Most people are probably aware of phishing scams by now, and are less likely to fall for them, but hackers and web-tricksters are always finding new ways to part people from their passwords, and a high level of suspicion regarding any request for your password is appropriate. Reputable companies seek to combat phishing by making it their policy never to request your password in an e-mail, so anyone who does it is highly suspect. The general rule of thumb is to never give it out unless you are sure you someone isn't trying to hoodwink you. If in doubt, get on the phone to the company in question, or call our friendly help desk for advice (0800-228749).
Writing your passwords down is a bit of a tricky one. If they're written down on a piece of paper (and some security advisors recommend this instead of storing them electronically), then they are not vulnerable to a hacker who may have compromised your computer. They are, however, vulnerable to anyone who might be looking through your drawers or papers. The general rule of thumb here is to never store your passwords electronically (e.g. in an e-mail or WORD document). If you can't remember them or must write them down, make sure you lock them in a filing cabinet or somewhere else no one will have access to.
It's generally good practice, too, not to have your user name and password (e.g. dialup or browser-based log-ins) remembered automatically by your browser. If you do this, and your computer is stolen, make sure you contact your online providers immediately to have the password(s) changed.
Some sites allow you to retrieve your password by means of a question and answer if you have forgotten it. Usually there will be a series of standards such as what is your mother's maiden name, or your city of birth, and you can lodge an answer to one of these questions when you first set up your log in. If you forget your password, the sites will give you the question, and e-mail your password to you if you can answer it correctly. Sure, they only e-mail it to you, they don't just give it out, but most people's security is breached by people who already have access to their computer, and therefore won't have too much trouble getting access to any e-mail containing your password sent to you by the site. Generally, this whole process is a good idea, but you really need to make sure you choose a question and answer no one will know the answer to but you. If at all possible, use a question and answer of your own, and make it a hard one!

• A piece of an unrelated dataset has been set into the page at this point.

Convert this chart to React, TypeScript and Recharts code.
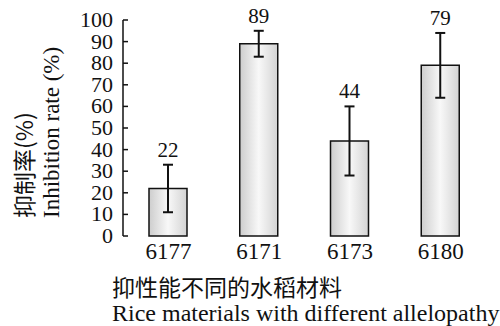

Lastly, exercise extreme care in choosing who you share any password with. I have been surprised on more than one occasion to find that customers have complained that someone else has been using their account and it turns out to be an ex-boarder, or someone with whom they've had a relationship break-up. Our terms and conditions state that your account is for your use alone. Understandably, couples etc will be sharing accounts and we don't mind that, but you give your password out to anyone else at your own peril, especially if you forget to change it once they've moved on. This is even more serious a risk when it comes to your banking password.